Overly complex protection products are putting mortgage advisers off discussing them, and putting clients off buying them, according to a study by one of the FCA’s advisory bodies.
The Financial Services Consumer Panel, a group that works with the FCA on policy issues, sought views from intermediaries, insurers, a reinsurer and mortgage lenders on issues and challenges in the protection market.
Their paper on the research published today says: “The benefits of income protection are hidden behind complex choices and caveats in the small print which mean advisers shy away from recommending it and consumers don’t understand it, or believe it to be of poor value.”
Complexity is also blamed for making the discussion around products take too long, meaning advisers and clients have less time to discuss them in the required depth.

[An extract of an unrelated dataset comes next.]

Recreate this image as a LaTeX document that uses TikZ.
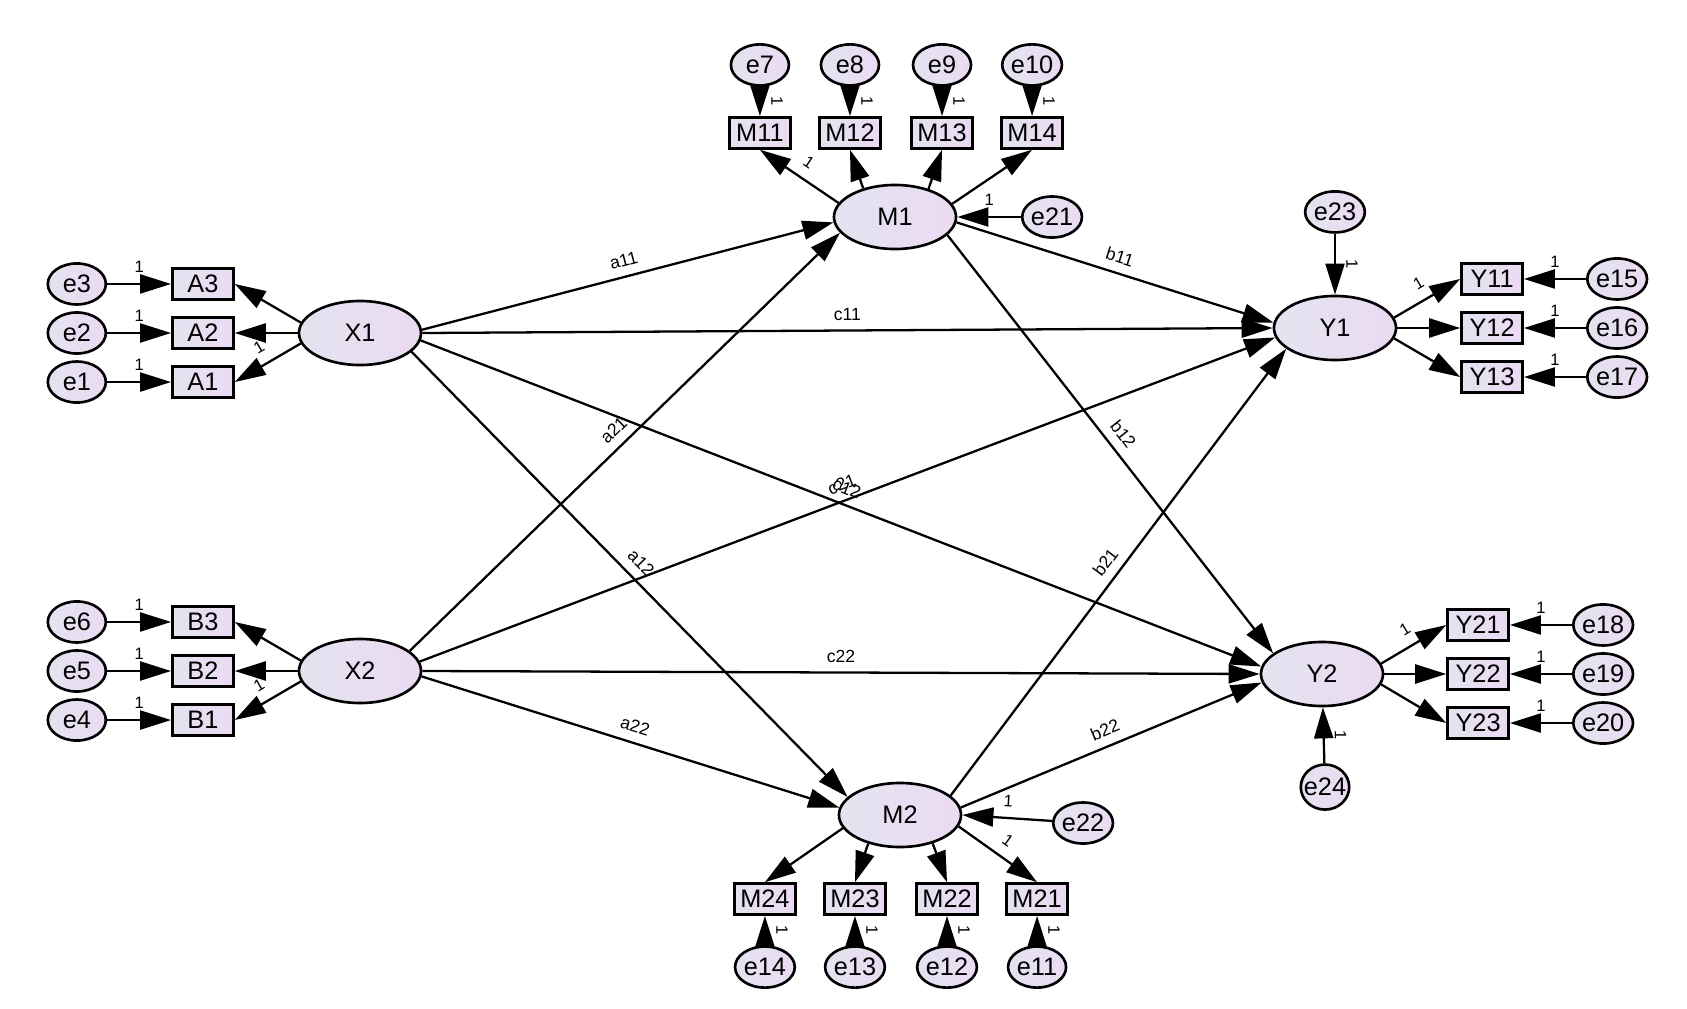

Among the recommendations for narrowing the protection gap, FSCP says: “One thing is clear. It is time for the industry to develop less complex products that are designed for the needs of today’s customers in the modern labour market.
“Providers need to re-think income protection. The name needs to change and the product needs to somehow be made far less complex and easier to underwrite. Intermediaries were keen to keep the concept of income protection, but with more of the simplicity of critical illness.”
Most of those consulted feel robo-advice would not work in the protection market, the panel says, believing there will always need to be an element of human conversation when it comes to customers understanding their options.
“All felt the protection conversation would need a person to get the message across – even if this was a telephone conversation.
“Online-only would not provide the solution. There was also some concern that if mortgage sales became an online journey only, this would completely eliminate any protection ‘conversations’.”